Start of Data extract

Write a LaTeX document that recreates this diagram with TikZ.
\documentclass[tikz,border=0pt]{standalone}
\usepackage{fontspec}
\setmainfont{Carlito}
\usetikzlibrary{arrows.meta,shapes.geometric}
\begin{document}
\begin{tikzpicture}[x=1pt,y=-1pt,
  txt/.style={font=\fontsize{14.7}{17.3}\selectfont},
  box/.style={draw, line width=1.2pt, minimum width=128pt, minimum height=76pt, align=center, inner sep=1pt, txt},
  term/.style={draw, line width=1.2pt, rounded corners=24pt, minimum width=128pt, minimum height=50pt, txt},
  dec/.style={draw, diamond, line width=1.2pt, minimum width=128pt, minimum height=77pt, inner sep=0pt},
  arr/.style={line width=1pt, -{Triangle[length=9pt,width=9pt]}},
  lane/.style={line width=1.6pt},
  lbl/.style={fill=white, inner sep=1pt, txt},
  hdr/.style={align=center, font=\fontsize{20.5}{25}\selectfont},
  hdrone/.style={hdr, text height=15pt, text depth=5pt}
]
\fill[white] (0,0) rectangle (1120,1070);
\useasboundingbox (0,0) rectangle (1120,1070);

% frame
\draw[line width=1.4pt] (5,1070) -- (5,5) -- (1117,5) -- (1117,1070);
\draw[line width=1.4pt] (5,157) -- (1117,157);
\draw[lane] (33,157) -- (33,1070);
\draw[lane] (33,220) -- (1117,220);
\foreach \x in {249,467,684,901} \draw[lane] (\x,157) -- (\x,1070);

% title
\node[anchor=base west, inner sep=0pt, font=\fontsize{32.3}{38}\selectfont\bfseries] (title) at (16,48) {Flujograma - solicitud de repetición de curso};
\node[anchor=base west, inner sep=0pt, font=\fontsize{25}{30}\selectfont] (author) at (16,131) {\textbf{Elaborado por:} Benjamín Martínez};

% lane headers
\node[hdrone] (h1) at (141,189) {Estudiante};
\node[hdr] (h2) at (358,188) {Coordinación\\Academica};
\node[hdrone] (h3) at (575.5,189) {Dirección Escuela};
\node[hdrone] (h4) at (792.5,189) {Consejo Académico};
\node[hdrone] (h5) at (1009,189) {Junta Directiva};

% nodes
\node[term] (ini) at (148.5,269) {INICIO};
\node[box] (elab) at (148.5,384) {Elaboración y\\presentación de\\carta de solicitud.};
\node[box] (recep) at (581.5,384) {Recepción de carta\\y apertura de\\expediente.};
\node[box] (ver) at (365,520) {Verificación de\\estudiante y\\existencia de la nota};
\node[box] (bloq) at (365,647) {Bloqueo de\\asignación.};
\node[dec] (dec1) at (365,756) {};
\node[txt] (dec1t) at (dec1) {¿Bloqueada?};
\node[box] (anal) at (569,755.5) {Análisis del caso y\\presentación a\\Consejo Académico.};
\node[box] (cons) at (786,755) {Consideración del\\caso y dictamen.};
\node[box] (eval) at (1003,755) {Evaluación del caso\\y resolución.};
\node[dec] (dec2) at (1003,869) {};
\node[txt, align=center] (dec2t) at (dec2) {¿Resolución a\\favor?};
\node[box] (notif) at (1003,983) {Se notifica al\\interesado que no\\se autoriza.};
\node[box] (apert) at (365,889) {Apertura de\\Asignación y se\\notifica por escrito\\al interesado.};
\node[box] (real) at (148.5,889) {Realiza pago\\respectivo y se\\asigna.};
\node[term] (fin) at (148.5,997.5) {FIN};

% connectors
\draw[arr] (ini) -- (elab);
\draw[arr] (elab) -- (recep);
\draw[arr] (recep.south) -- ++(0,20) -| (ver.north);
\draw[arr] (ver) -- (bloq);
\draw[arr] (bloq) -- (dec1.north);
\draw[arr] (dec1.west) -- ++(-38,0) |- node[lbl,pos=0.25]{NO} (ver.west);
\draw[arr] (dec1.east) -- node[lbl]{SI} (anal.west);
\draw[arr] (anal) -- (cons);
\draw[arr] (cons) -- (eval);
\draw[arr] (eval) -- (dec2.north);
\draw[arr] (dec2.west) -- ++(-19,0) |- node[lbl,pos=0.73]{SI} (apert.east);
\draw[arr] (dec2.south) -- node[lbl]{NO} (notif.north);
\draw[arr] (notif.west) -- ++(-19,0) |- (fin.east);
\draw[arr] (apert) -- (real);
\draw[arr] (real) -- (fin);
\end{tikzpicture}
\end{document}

End of Data extract
Start of Data extract

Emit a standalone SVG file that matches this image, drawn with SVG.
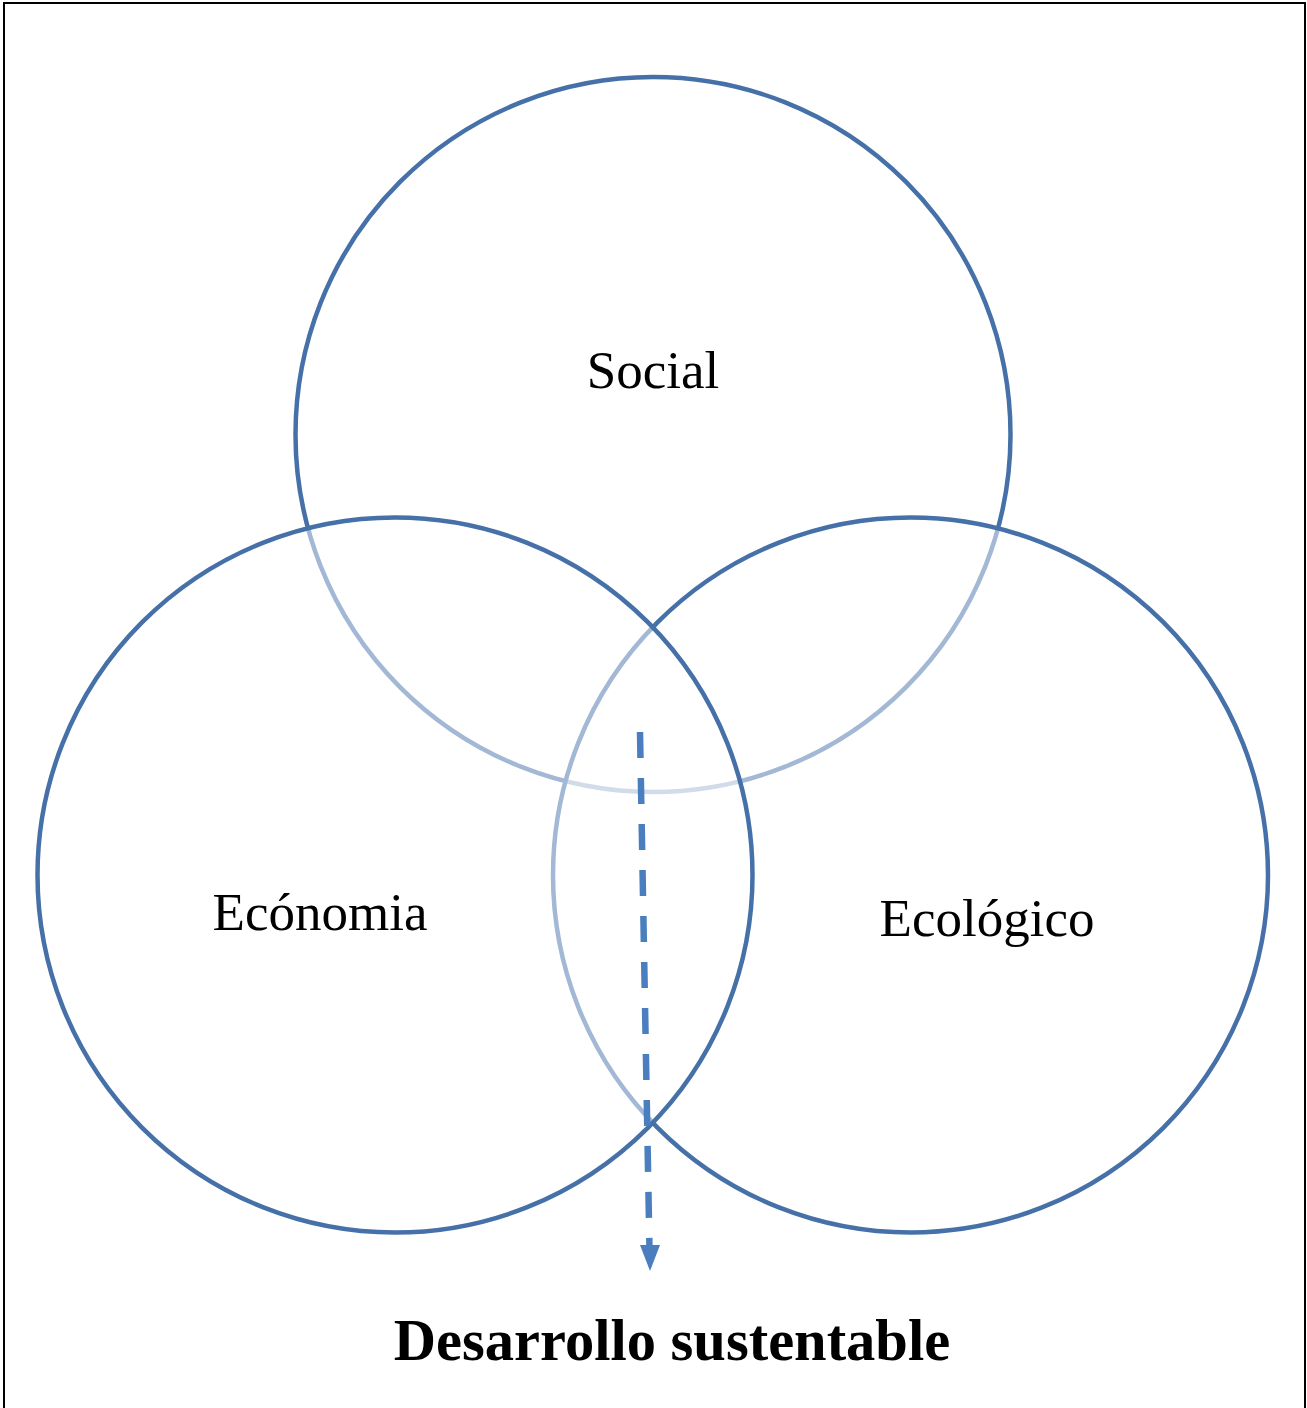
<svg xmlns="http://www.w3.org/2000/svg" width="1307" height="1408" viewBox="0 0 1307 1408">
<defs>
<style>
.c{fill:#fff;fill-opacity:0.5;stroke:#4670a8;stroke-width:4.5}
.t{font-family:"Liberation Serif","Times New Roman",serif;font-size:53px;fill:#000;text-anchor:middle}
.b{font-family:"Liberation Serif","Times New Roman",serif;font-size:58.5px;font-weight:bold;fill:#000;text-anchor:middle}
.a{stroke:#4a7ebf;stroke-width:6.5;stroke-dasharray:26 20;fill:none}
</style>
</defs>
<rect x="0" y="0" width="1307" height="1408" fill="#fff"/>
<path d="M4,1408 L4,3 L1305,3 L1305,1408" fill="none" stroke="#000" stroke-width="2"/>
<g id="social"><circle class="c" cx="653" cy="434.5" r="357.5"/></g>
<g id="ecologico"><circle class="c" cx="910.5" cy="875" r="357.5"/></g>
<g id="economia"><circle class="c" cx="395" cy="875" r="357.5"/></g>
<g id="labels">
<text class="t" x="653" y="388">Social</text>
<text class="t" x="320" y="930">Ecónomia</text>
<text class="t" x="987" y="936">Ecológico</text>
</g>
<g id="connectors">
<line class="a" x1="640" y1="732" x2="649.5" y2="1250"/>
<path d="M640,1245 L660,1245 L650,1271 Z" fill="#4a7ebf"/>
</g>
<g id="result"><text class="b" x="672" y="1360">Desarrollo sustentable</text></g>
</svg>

End of Data extract

Work required:
Of the lines in the data, how many contain the word "with"? Provide the number and nothing further.

Expected answer:
2